There are some limitations to this study. First, as pathologic confirmation was unavailable in this study, the definition of perforated appendicitis was dependent on ICD-9 codes sourced from an administrative database. These codes may be less accurate than data collected prospectively. For example, while ICD-9-CM code 540 is theoretically reserved exclusively for uncomplicated appendicitis, we cannot rule out the possibility that miscoding occurred. Furthermore, as coding is a skill itself, it is possible that lower volume surgeons would have been more likely to miscode more specific codes referring to complicated appendicitis (ICD-9-CM codes 540.0 and 540.1) as ICD-9-CM code 540. If this were the case, our results would be biased toward an underestimation of the effect size. Secondly, although this study has controlled for patient co-morbidities, the administrative database used by this study is extremely limited in its ability to account for the differences in the severity of appendicitis among patients. Therefore it is possible that the associations detected in this study were biased by the residual confounding of severity. Third, this study also lacked any data describing the rate of negative appendectomies which may have biased our results, as higher rates of negative appendectomies would have decreased the rate of perforated appendicitis [23]. Fourth, the dataset used in this study did not have any data on pre-hospital care (the time from the onset of symptoms to first seeking medical attention), advanced diagnostic testing, or the use of antibiotics. Therefore, these potentially confounding factors could not be considered in our analysis. Finally, the very small appendectomy caseloads seen among some surgeons in the very low-volume group may have prohibited their meaningful statistical comparison.
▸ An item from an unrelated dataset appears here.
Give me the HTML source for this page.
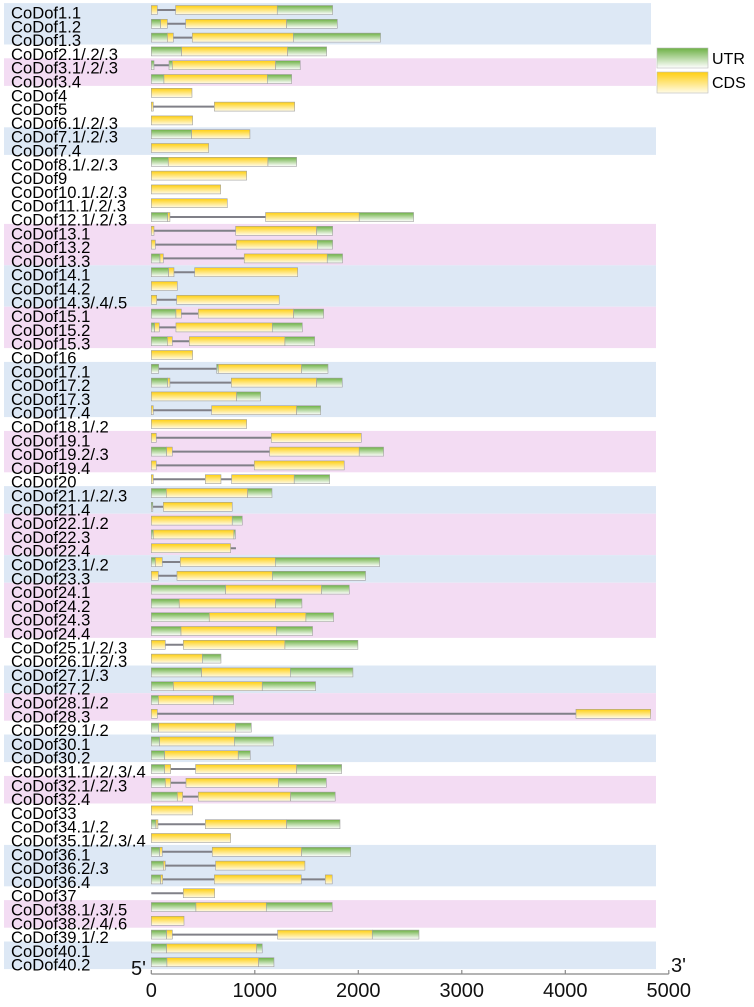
<!DOCTYPE html>
<html><head><meta charset="utf-8"><style>
html,body{margin:0;padding:0;background:#fff;}
svg{display:block;font-family:"Liberation Sans",sans-serif;}
</style></head><body>
<svg id="chart" width="754" height="1007" viewBox="0 0 754 1007" xmlns="http://www.w3.org/2000/svg">
<defs>
<linearGradient id="gU" x1="0" y1="0" x2="0" y2="1"><stop offset="0" stop-color="#6db144"/><stop offset="1" stop-color="#ffffff"/></linearGradient>
<linearGradient id="gC" x1="0" y1="0" x2="0" y2="1"><stop offset="0" stop-color="#ffcf10"/><stop offset="1" stop-color="#fffbe8"/></linearGradient>
</defs>
<g id="bands"></g>
<g id="labels"></g>
<g id="genes"></g>
<g id="axis"></g>
<g>
<rect x="657" y="48" width="51" height="20" fill="url(#gU)" stroke="#bbb" stroke-width="0.6"/>
<text x="712" y="64" font-size="16">UTR</text>
<rect x="657" y="72" width="51" height="21" fill="url(#gC)" stroke="#bbb" stroke-width="0.6"/>
<text x="712" y="88" font-size="16">CDS</text>
</g>
</svg>
<script>
const names = ["CoDof1.1","CoDof1.2","CoDof1.3","CoDof2.1/.2/.3","CoDof3.1/.2/.3","CoDof3.4","CoDof4","CoDof5","CoDof6.1/.2/.3","CoDof7.1/.2/.3","CoDof7.4","CoDof8.1/.2/.3","CoDof9","CoDof10.1/.2/.3","CoDof11.1/.2/.3","CoDof12.1/.2/.3","CoDof13.1","CoDof13.2","CoDof13.3","CoDof14.1","CoDof14.2","CoDof14.3/.4/.5","CoDof15.1","CoDof15.2","CoDof15.3","CoDof16","CoDof17.1","CoDof17.2","CoDof17.3","CoDof17.4","CoDof18.1/.2","CoDof19.1","CoDof19.2/.3","CoDof19.4","CoDof20","CoDof21.1/.2/.3","CoDof21.4","CoDof22.1/.2","CoDof22.3","CoDof22.4","CoDof23.1/.2","CoDof23.3","CoDof24.1","CoDof24.2","CoDof24.3","CoDof24.4","CoDof25.1/.2/.3","CoDof26.1/.2/.3","CoDof27.1/.3","CoDof27.2","CoDof28.1/.2","CoDof28.3","CoDof29.1/.2","CoDof30.1","CoDof30.2","CoDof31.1/.2/.3/.4","CoDof32.1/.2/.3","CoDof32.4","CoDof33","CoDof34.1/.2","CoDof35.1/.2/.3/.4","CoDof36.1","CoDof36.2/.3","CoDof36.4","CoDof37","CoDof38.1/.3/.5","CoDof38.2/.4/.6","CoDof39.1/.2","CoDof40.1","CoDof40.2"];
// segments: U=UTR, C=CDS, L=intron/line extent
const structures = [
"C0-58 C235-1217 U1217-1752","U0-90 C90-155 C332-1307 U1307-1797","U0-155 C155-213 C396-1372 U1372-2215","U0-293 C293-1317 U1317-1694",
"U0-26 U171-203 C203-1201 U1201-1439","U0-122 C122-1121 U1121-1356","C0-393","C0-19 C609-1385","C0-399",
"U0-390 C390-953","C0-554","U0-164 C164-1127 U1127-1404","C0-921","C0-670","C0-734",
"U0-158 C158-180 C1104-2009 U2009-2534","C0-26 C815-1597 U1597-1752","C0-39 C821-1604 U1604-1752","U0-84 C84-116 C898-1700 U1700-1848",
"U0-167 C167-219 C419-1414","C0-251","C0-52 C245-1236","U0-238 C238-290 C454-1375 U1375-1665","U0-32 C32-77 C238-1169 U1169-1459",
"U0-155 C155-203 C367-1291 U1291-1578","C0-399","U0-71 U631-647 C647-1452 U1452-1707","U0-158 C158-180 C773-1597 U1597-1845",
"C0-824 U824-1056","C0-19 C583-1404 U1404-1636","C0-921","C0-48 C1159-2029","U0-148 C148-203 C1143-2009 U2009-2244",
"C0-48 C995-1864","C0-19 C522-673 C776-1381 U1381-1723","U0-145 C145-931 U931-1166","U0-10 C116-782",
"C0-782 U782-879","U0-19 C19-798 U798-811","C0-766 L0-818","U0-39 C39-106 C280-1198 U1198-2206","C0-68 C248-1169 U1169-2070",
"U0-718 C718-1645 U1645-1913","U0-270 C270-1201 U1201-1455","U0-560 C560-1494 U1494-1761","U0-287 C287-1208 U1208-1558",
"C0-135 C309-1291 U1291-1996","C0-493 U493-673","U0-486 C486-1343 U1343-1948","U0-213 C213-1072 U1072-1587",
"U0-68 C68-599 U599-795","C0-58 C4103-4825","U0-71 C71-815 U815-966","U0-81 C81-802 U802-1179","U0-129 C129-840 U840-956",
"U0-129 C129-187 C428-1404 U1404-1839","U0-135 C135-187 C335-1230 U1230-1691","U0-251 C251-303 C454-1346 U1346-1777",
"C0-399","U0-45 C45-64 C522-1307 U1307-1823","C0-766","U0-81 C81-106 C589-1452 U1452-1926","U0-116 C116-135 C621-1484",
"U0-90 C90-110 C609-1449 C1681-1748","L0-309 C309-612","U0-431 C431-1111 U1111-1748","C0-316",
"U0-148 C148-203 C1220-2135 U2135-2586","U0-148 C148-1018 U1018-1072","U0-151 C151-1037 U1037-1185"];
// background band groups: [firstRow, lastRow, type] (1-based)
const bandGroups = [[1,3,"b"],[5,6,"p"],[10,11,"b"],[17,19,"p"],[20,22,"b"],[23,25,"p"],[27,30,"b"],[32,34,"p"],[36,37,"b"],[38,40,"p"],[41,42,"b"],[43,46,"p"],[49,50,"b"],[51,52,"p"],[54,55,"b"],[57,58,"p"],[62,64,"b"],[66,67,"p"],[69,70,"b"]];
const ticks = [0,1000,2000,3000,4000,5000];

const NS="http://www.w3.org/2000/svg";
const x0=151.3, k=0.1035;
const X=v=>x0+v*k;
const rowY=i=>10+i*13.8;
function mk(tag,attrs,parent){const e=document.createElementNS(NS,tag);for(const a in attrs)e.setAttribute(a,attrs[a]);parent.appendChild(e);return e;}
const gB=document.getElementById('bands'),gL=document.getElementById('labels'),gG=document.getElementById('genes'),gA=document.getElementById('axis');
bandGroups.forEach((b,j)=>{
  const y1=rowY(b[0]-1)-6.9, y2=rowY(b[1]-1)+6.9;
  const r=mk('rect',{x:4,y:y1,width:(j===0?647:652),height:y2-y1,fill:b[2]==='b'?'#dde8f5':'#f3dcf3'},gB);
  
  
});
names.forEach((n,i)=>{
  const t=mk('text',{x:11,y:rowY(i)+8.5,'font-size':16.6,fill:'#000'},gL);
  t.textContent=n;
  
  
});
structures.forEach((s,i)=>{
  const segs=s.split(' ').map(p=>{const [a,b]=p.slice(1).split('-').map(Number);return {t:p[0],a,b};});
  const lo=Math.min(...segs.map(q=>q.a)), hi=Math.max(...segs.map(q=>q.b));
  const y=rowY(i);
  const g=mk('g',{},gG);
  
  
  const ln=mk('line',{x1:X(lo),x2:X(hi),y1:y,y2:y,stroke:'#808088','stroke-width':2},g);
  
  
  segs.filter(q=>q.t!=='L').forEach(q=>{
    const r=mk('rect',{x:X(q.a),y:y-4.5,width:Math.max(1.5,(q.b-q.a)*k),height:9,fill:q.t==='U'?'url(#gU)':'url(#gC)',stroke:'#a0a0a0','stroke-width':0.6},g);
    
    
  });
});
const ay=974;
const al=mk('line',{x1:X(0),x2:X(5000),y1:ay,y2:ay,stroke:'#888','stroke-width':1.3},gA);


ticks.forEach(v=>{
  const tk=mk('line',{x1:X(v),x2:X(v),y1:ay-4,y2:ay,stroke:'#888','stroke-width':1.2},gA);
  
  
  const t=mk('text',{x:X(v),y:997,'font-size':20,'text-anchor':'middle',fill:'#111'},gA);
  t.textContent=String(v);
  
  
});
const t5=mk('text',{x:131,y:975,'font-size':20,fill:'#111'},gA);
t5.textContent="5'";


const t3=mk('text',{x:671,y:972,'font-size':20,fill:'#111'},gA);
t3.textContent="3'";


</script>
</body></html>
In conclusion, our study suggested that surgeon volume is an important factor with regard to the rate of ruptured appendicitis. Future investigations will need to be undertaken to determine a threshold of surgeon volume for best practice, and to identify the differences in clinical approach between high-volume surgeons with superior outcomes, and low-volume surgeons with inferior outcomes. The identification of such differences may be useful toward aiding low-volume surgeons with inferior outcomes to reduce the incidence of perforated appendicitis.
Funding Statement
The authors have no support or funding to report.